BÜLENT ARINÇ'TAN AHMET HAKAN'IN TWEETİNE YANIT

Başbakan Yardımcısı Bülent Arınç, Hürriyet Gazetesi Yazarı Ahmet Hakan'ın tweet'ine yanıt verdi..

BAŞBAKAN Yardımcısı ve Hükümet Sözcüsü Bülent Arınç, Hürriyet Gazetesi Yazarı Ahmet Hakan’ın Twitter’daki, "Rahmetli Hocam da Bülent Arınç’a 'haylaz’ derdi" twit’i üzerine "Çok zarif bir şekilde benim de zamanındaki haylazlıklarımdan bahsediyor. Ben imam hatip mezunu değilim bir, babam da müftü değildi iki, üçüncüsü de bugün yaptığım işlerle haylazlığı hak edecek bir noktada değilim. 30 sene Erbakan hocamın dizinin dibinde oturdum. Onunla birlikte siyaset yaptım. Ölünceye kadar da beni çok sevdiğini biliyorum" dedi.

Hafta sonu geldiği seçim bölgesi Bursa’daki gezisini sürdüren Başbakan Yardımcısı ve Hükümet Sözcüsü Bülent Arınç, Üftade Türbesi’ni ziyaret ettikten sonra Üftade Camii’nde öğle namazını kıldı. Bursa Büyükşehir Belediyesi tarafından yaptırılan Tahtakale Kapısı’nın açılış törenine katılan Arınç, burada gazetecilerin sorularını yanıtladı.

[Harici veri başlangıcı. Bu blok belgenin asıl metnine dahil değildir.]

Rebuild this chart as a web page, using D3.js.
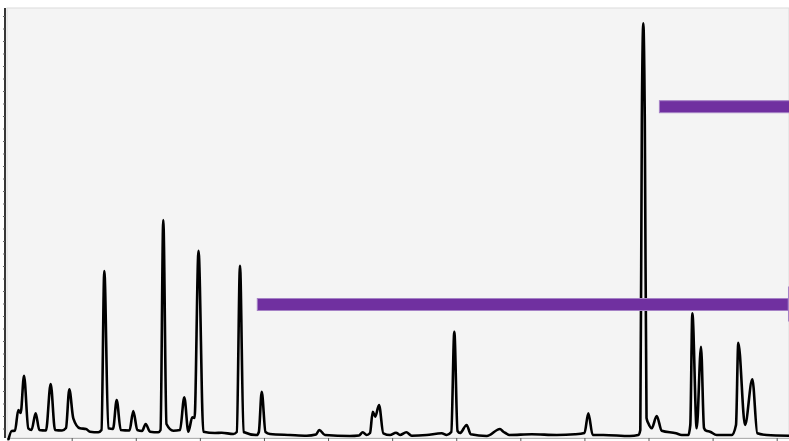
<!DOCTYPE html>
<html>
<head>
<meta charset="utf-8">
<script src="https://cdn.jsdelivr.net/npm/d3@7"></script>
<style>
  body { margin: 0; background: #fff; }
  svg { display: block; }
</style>
</head>
<body>
<div id="chart"></div>
<script>
// Data (retention time in min, detector signal)
const times = [
  0.011, 0.064, 0.115, 0.167, 0.204, 0.256, 0.323, 0.373, 0.438, 0.495,
  0.599, 0.672, 0.740, 0.849, 0.911, 0.963, 1.025, 1.130, 1.223, 1.286,
  1.415, 1.465, 1.509, 1.571, 1.645, 1.702, 1.765, 1.902, 1.961, 2.024,
  2.097, 2.155, 2.222, 2.351, 2.386, 2.429, 2.479, 2.585, 2.690, 2.757,
  2.820, 2.882, 2.917, 2.979, 3.054, 3.236, 3.341, 3.522, 3.576, 3.626,
  3.681, 3.887, 3.920, 3.965, 4.024, 4.094, 4.406, 4.667, 4.812, 4.863,
  4.952, 5.342, 5.483, 5.541, 5.603, 5.655, 5.697, 5.737, 5.795, 5.862,
  5.967, 6.060, 6.123, 6.221, 6.305, 6.539, 6.773, 6.851, 6.923, 6.970,
  7.020, 7.059, 7.163, 7.226, 7.476, 7.683, 7.730, 7.777, 7.828, 8.178,
  8.568, 8.853, 9.001, 9.061, 9.129, 9.295, 9.711, 9.841, 9.872, 9.896,
  9.919, 9.942, 9.969, 9.997, 10.050, 10.128, 10.206, 10.429, 10.518, 10.621,
  10.652, 10.684, 10.752, 10.819, 10.866, 10.897, 10.960, 11.064, 11.298, 11.365,
  11.401, 11.506, 11.620, 11.698, 11.845, 12.192
];
const signal = [
  1, 10, 10.3, 31, 28, 65.3, 12.7, 11, 27.7, 11,
  10.5, 57, 11, 10.5, 13, 51.7, 22.7, 12.7, 12, 9.3,
  8.7, 11, 170, 12.7, 12, 41, 11, 10.5, 30, 11,
  10, 17, 9.3, 8.7, 11, 221, 17, 10.3, 11, 43.7,
  9.3, 23.7, 23, 190.3, 9.3, 8, 8.3, 7, 9, 175.3,
  9, 6, 9, 49.3, 9, 7, 6, 5.3, 6.5, 11,
  6, 5, 5.5, 8.7, 6, 8, 29.3, 24.3, 36, 7.7,
  6, 8.3, 6, 8.7, 5.3, 6, 7.7, 6, 9, 109.3,
  10, 8, 16, 6.7, 5, 12, 9.5, 7.7, 6, 6.7,
  6, 6.7, 8, 27.7, 6, 6, 5, 6, 11, 321,
  417.7, 321, 23, 17.7, 12.7, 25, 10.3, 7.7, 6, 6,
  16, 127.7, 12.7, 94.3, 13, 10.3, 9.3, 6, 6, 16,
  98.3, 16, 61.7, 7.7, 6, 5.3
];

// collected fraction windows
const fracStart = [10.17, 3.896];
const fracEnd   = [12.40, 12.18];
const fracLevel = [334.3, 136.5];

const xTicks = d3.range(0, 13);
const yTicks = d3.range(1, 35).map(k => k * 12.5);

const W = 789, H = 441;
const plot = { left: 7, top: 8, right: 789, bottom: 438 };

const x = d3.scaleLinear().domain([0, 12.192]).range([7.6, 789]);
const y = d3.scaleLinear().domain([0, 433]).range([441, 8]);

const svg = d3.select("#chart").append("svg")
    .attr("width", W)
    .attr("height", H);

// plot background
svg.append("rect")
    .attr("x", plot.left)
    .attr("y", plot.top)
    .attr("width", plot.right - plot.left)
    .attr("height", plot.bottom - plot.top)
    .attr("fill", "#f4f4f4")
    .attr("stroke", "#dcdcdc")
    .attr("stroke-width", 1);

// bottom axis
const xAxis = d3.axisBottom(x).tickValues(xTicks).tickSize(3).tickFormat("");
const gx = svg.append("g")
    .attr("transform", "translate(0," + plot.bottom + ")")
    .call(xAxis);
gx.select(".domain").attr("stroke", "#b0b0b0").attr("d", "M" + plot.left + ",0.5H" + plot.right);
gx.selectAll(".tick line").attr("stroke", "#555");

// left axis
const yAxis = d3.axisLeft(y).tickValues(yTicks).tickSize(2).tickFormat("");
const gy = svg.append("g")
    .attr("transform", "translate(5,0)")
    .call(yAxis);
gy.select(".domain").attr("stroke", "#222").attr("stroke-width", 1.8)
    .attr("d", "M0," + plot.top + "V" + plot.bottom);
gy.selectAll(".tick line").attr("stroke", "#666");

const clip = svg.append("clipPath").attr("id", "clip")
  .append("rect")
    .attr("x", plot.left).attr("y", 0)
    .attr("width", plot.right - plot.left).attr("height", H);

const pts = times.map((t, i) => [t, signal[i]]);

const line = d3.line()
    .x(d => x(d[0]))
    .y(d => y(d[1]))
    .curve(d3.curveMonotoneX);

svg.append("path")
    .datum(pts)
    .attr("clip-path", "url(#clip)")
    .attr("fill", "none")
    .attr("stroke", "#000")
    .attr("stroke-width", 2.6)
    .attr("stroke-linejoin", "round")
    .attr("d", line);

// fraction bars
const fracs = fracStart.map((s, i) => ({ s: s, e: fracEnd[i], v: fracLevel[i] }));
const fg = svg.append("g").attr("clip-path", "url(#clip)");
fg.selectAll("rect.frac")
    .data(fracs)
    .enter().append("rect")
    .attr("class", "frac")
    .attr("x", d => x(d.s))
    .attr("y", d => y(d.v) - 6)
    .attr("width", d => x(d.e) - x(d.s))
    .attr("height", 12)
    .attr("fill", "#7030a0")
    .attr("stroke", "#a682c6")
    .attr("stroke-width", 1);

fg.selectAll("line.cap")
    .data(fracs.filter(d => x(d.e) < plot.right))
    .enter().append("line")
    .attr("class", "cap")
    .attr("x1", d => x(d.e) + 0.5)
    .attr("x2", d => x(d.e) + 0.5)
    .attr("y1", d => y(d.v) - 18)
    .attr("y2", d => y(d.v) + 17)
    .attr("stroke", "#a682c6")
    .attr("stroke-width", 1.5);
</script>
</body>
</html>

AHMET HAKAN’IN TWEETİNE YANIT

Arınç, dün katıldığı Bursa İmam Hatip Liseliler Mezunları Derneği’nin (BİHMED) 50’inci yıl kutlamalarında, "İmam Hatip Liselerinden bazı haylazlar çıktı. Şu an bunlardan biri bir köşe yazarıdır" sözleri ve Hürriyet Gazetesi Yazarı Ahmet Hakan’ın da bununla ilgili attığı Twette, "Hocam da Bülent Arınç’a haylaz derdi" yazdığını hatırlatan gazeteciye "Kimden bahsediyorsunuz?" diye sordu. Gazetecinin "Ahmet Hakan" demesi üzerine bu kez "Hangi gazetede yazıyor?" sorusunu yöneltti. "Hürriyet" yanıtını alan Arınç, şöyle konuştu:

"Bunun sizin ağzınızdan duyulması daha güzel tabii ki, Efendim ismini bahsettiğiniz zatın. Ne ismini, ne soyadını, ne çalıştığı gazeteyi dün belirtmedim. Yani üzerine alınmış olması sizin de herhalde ’Bu adrese teslim bir mesajdır’ diye düşünmenizi saygıyla karşılıyorum. Ama o saygın gazetecimizin ne adı, ne soyadı ne de çalıştığı gazete, ne de imam hatip okulu mezunu olduğundan ismen bahsetmedim. Ama herkes anlamış tahmin etmiş ki bu bahsettiğim kişi filan kişidir diye. Eee, öyle kabul edildiyse buna itiraz edecek halim yok. O da çok zarif bir şekilde benim de zamanındaki haylazlıklarımdan bahsediyor. Ben imam hatip mezunu değilim bir, babam da müftü değildi iki, üçüncüsü de bugün yaptığım işlerle haylazlığı hak edecek bir noktada değilim. 30 sene Erbakan hocamın dizinin dibinde oturdum. Onunla birlikte siyaset yaptım. Ölünceye kadar da beni çok sevdiğini biliyorum. Ben de hiçbir zaman ona saygıda kusur etmedim. Şu anda da Fatihalarımın içerisinde olan bir insandır. Sevgim saygım devam ediyor. Başkalarına da tavsiye ederim. Biz istifade ettiğimiz, bize istikamet veren, bizi iyiliğe sevk eden herkese şükran borcumuz var. Buradan isminden bahsettiğiniz zata da selamlarımızı, sevgilerimizi Tahtakale kapısının önünden gönderelim inşallah."